Depois disso, são mais três horas de parte prática. Quando se fala do treinamento da brigada, do plano de abandono e da utilização dos equipamentos, como extintores e hidrantes.

Na Prestes Maia, foi o líder João quem equipou o prédio. “A gente já tinha extintores, hidrante, sirene. Só não tinha o treinamento. Foi assim que surgiu essa brigada de incêndio. A Ana Flores conheceu a gente no momento certo. Com a brigada, conseguimos salvar várias vidas”, explica João.

Importância da prevenção

A professora Débora conta que o recebimento das instruções nas ocupações é diferente quando comparado com cursos obrigatórios de prevenção. Isso porque a maioria dos moradores de ocupações já teve pelo menos uma experiência com incêndio.

“Tive contato com pessoas que me agradeceram pelo treinamento por que perderam seus filhos em incêndio”, relembra Ana. “O que mais me chamou a atenção foi a vontade das pessoas de aprenderem. Elas sabem a tragédia que ele causa”.

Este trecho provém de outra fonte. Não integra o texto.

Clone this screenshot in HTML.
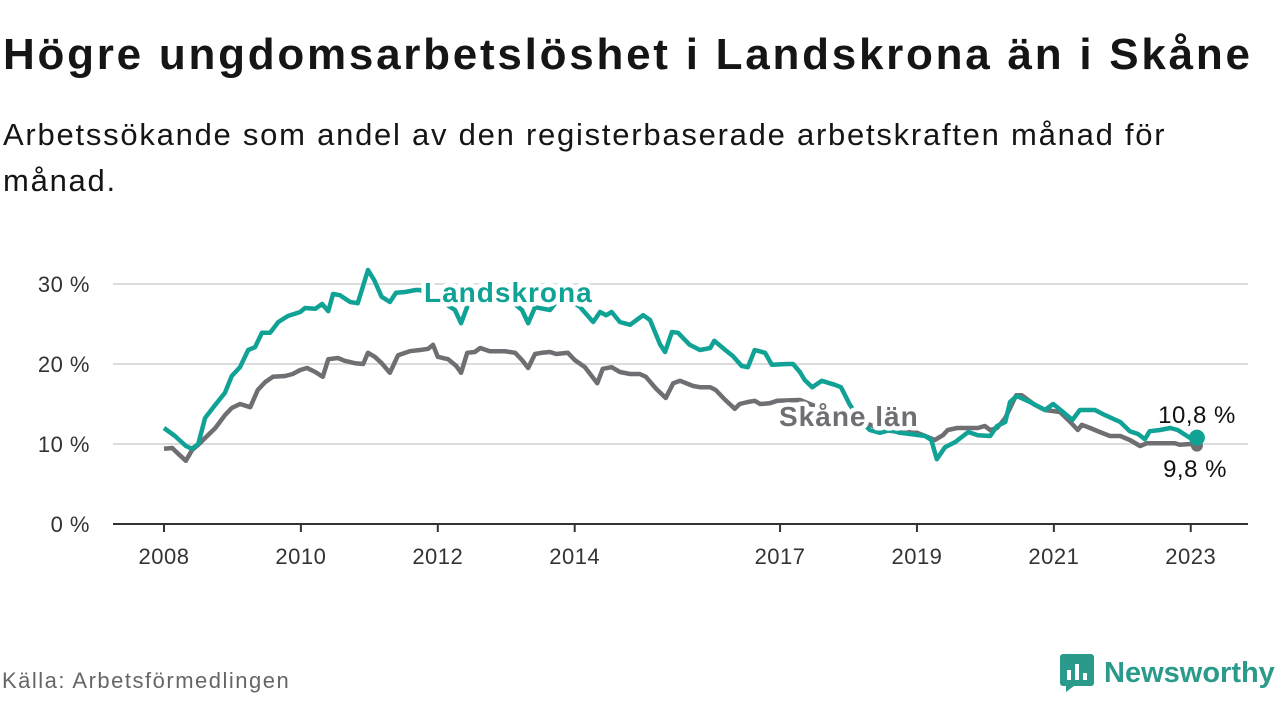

Segundo ela, o treinamento contra incêndios é previsto por um decreto estadual do Estado de São Paulo, de 2011. Mas só é dado quando já existe um projeto aprovado no Corpo de Bombeiros. Não é o caso das ocupações. “Infelizmente, as ocupações são o lado informal da cidade”, completa Débora.

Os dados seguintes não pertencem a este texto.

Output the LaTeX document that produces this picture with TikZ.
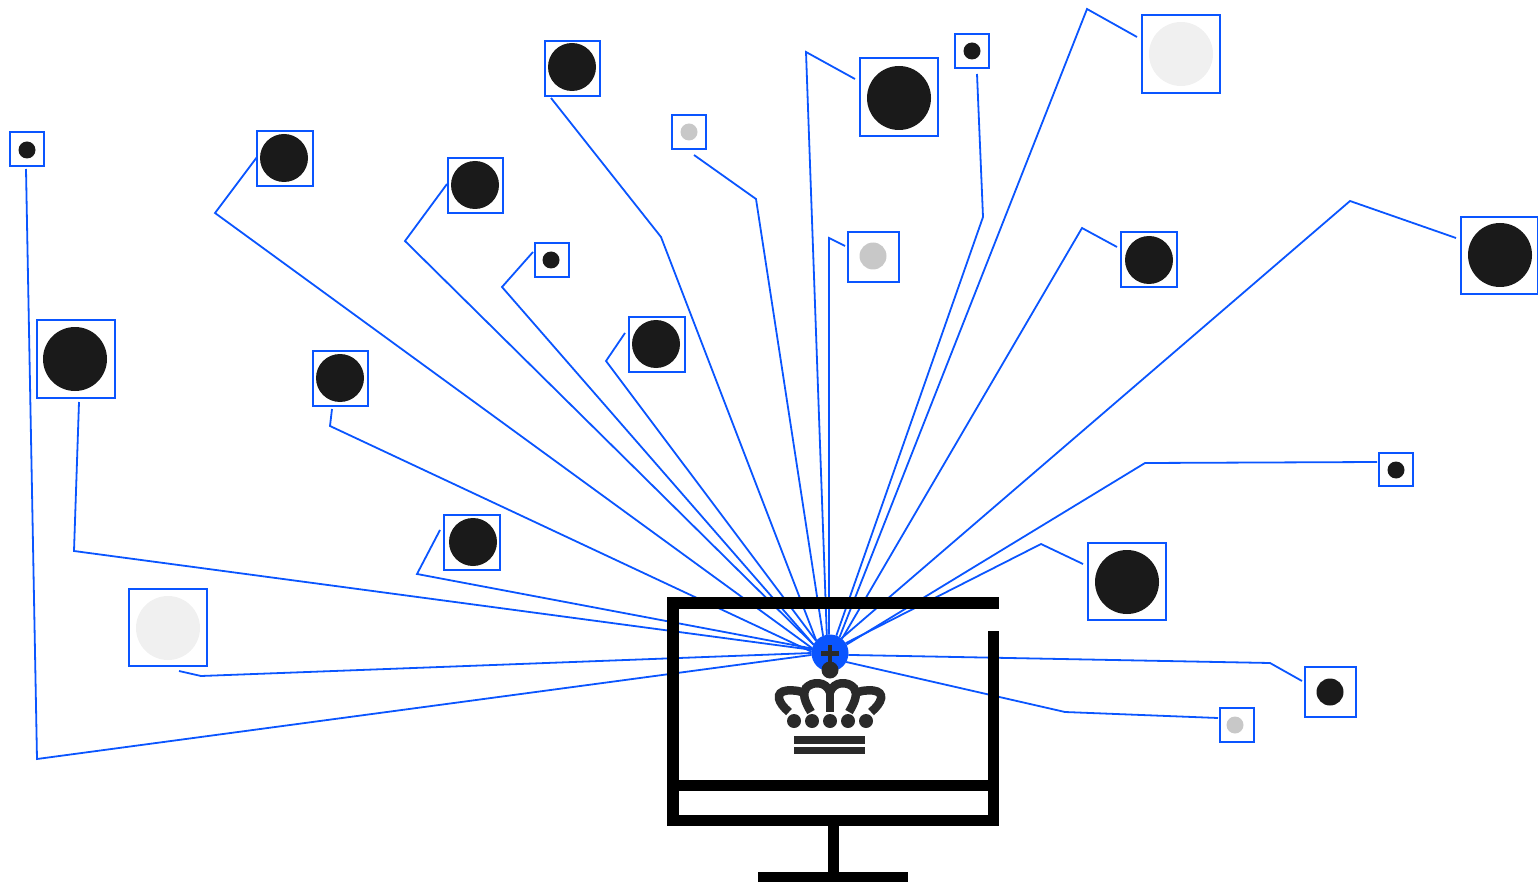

“Para um projeto ser aprovado no Corpo de Bombeiros, precisa da assinatura do proprietário da edificação. Por conta disso, a ocupação não consegue ter essa aprovação”, explica Ana.

Segundo Débora, apesar de pouco se falar sobre, os movimento sociais de moradia são muito mais eficientes do que uma gestão condominial comum. Lá o papel dos líderes, como João, é essencial.

“No Largo do Paissandu, não existia um movimento social de moradia organizado, não havia essas preocupações. Nas ocupações organizadas existe manutenção, preocupação em reformar, adequar o edifício. Limpeza, instalações elétricas, hidráulicas, a questão de incêndio. Ao longo desses anos que eu acompanho os movimentos sociais de moradia, eu tenho visto uma preocupação com essa questão”, finaliza Débora.